Notes to Fitting Attitude Theories of Value
1. This example is borrowed from Howard 2022.
2. Moreover, assuming that different kinds of normative relations are to be individuated according to the grounds of facts involving those relations (Leary 2020), an object-focused view would entail, e.g., that the fittingness of admiration is a different kind of normative relation than the fittingness of love, insofar as facts involving each are ultimately grounded in different kinds of evaluative fact. Thus, object-focused views would need to posit not only a plurality of different kinds of fundamental evaluative facts, but also a plurality of different kinds of fittingness (or reasons), each corresponding to the specific kind of evaluative fact in terms of which they explain facts involving the relation in question. Object-focused views in this way disunify the normative relation(s) they purport to explain.
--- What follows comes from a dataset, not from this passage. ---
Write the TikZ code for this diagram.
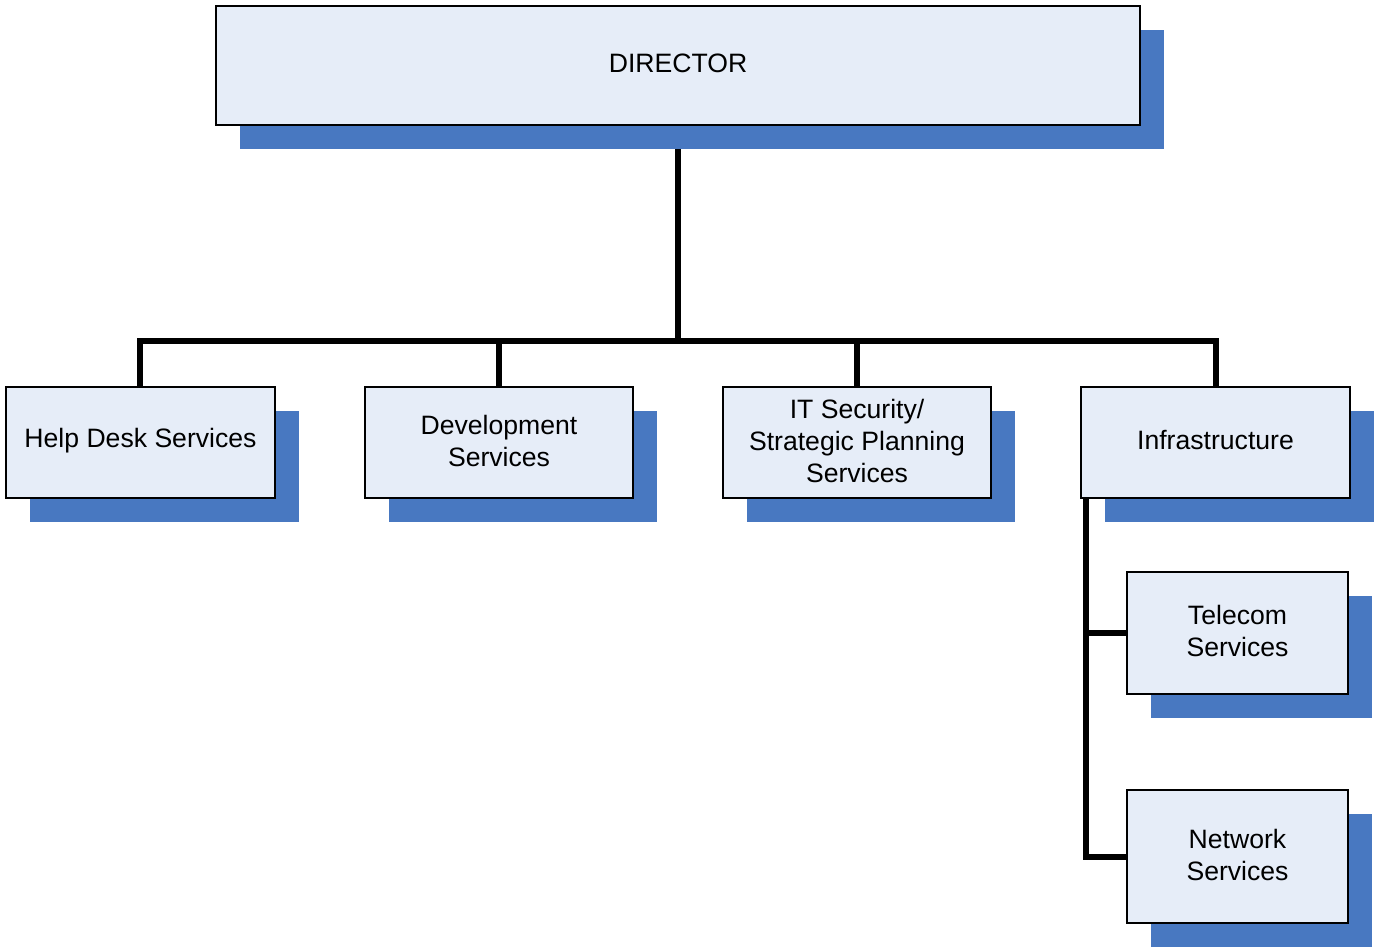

3. Moore’s view may be more complex than this. In particular, he seems to hold that what’s valuable is never a response itself, but rather a whole (an organic unity) consisting of something being responded to in a requisite way, e.g., a whole consisting of something valuable being valued. For ease of exposition, I talk of the value of responses, as opposed to that of wholes, but the reader may substitute accordingly if they wish. In any case, it’s possible to be a response-focused primitivist without being a Moorean in this regard. Thanks to an anonymous referee for prompting this clarification.
4. Not all competing explanations of the relevant normative-evaluative connections are canvassed here; see, e.g., Rowland 2022.
5. The discussion to follow draws from the discussion of the same issues in Howard 2019.
6. For further criticisms of the alethic view, see esp. Naar 2021.
7. Whether fittingness is a deontic normative relation is controversial; see, e.g., Berker 2022, which argues that fittingness is neither deontic nor evaluative but rather belongs to a third, distinctive family of normative categories—the fittingness categories.
8. That being said, certain proposed solutions to the problem, e.g., that in Elliott 2017, may work better for reasons-based FA theories than for fit-based ones (or vice versa). Thanks to Jonathan Way for this point.
9. For a novel approach to the partiality problem proposed in work that was published as the present entry was being finalized, see McHugh and Way 2022a, 2022b.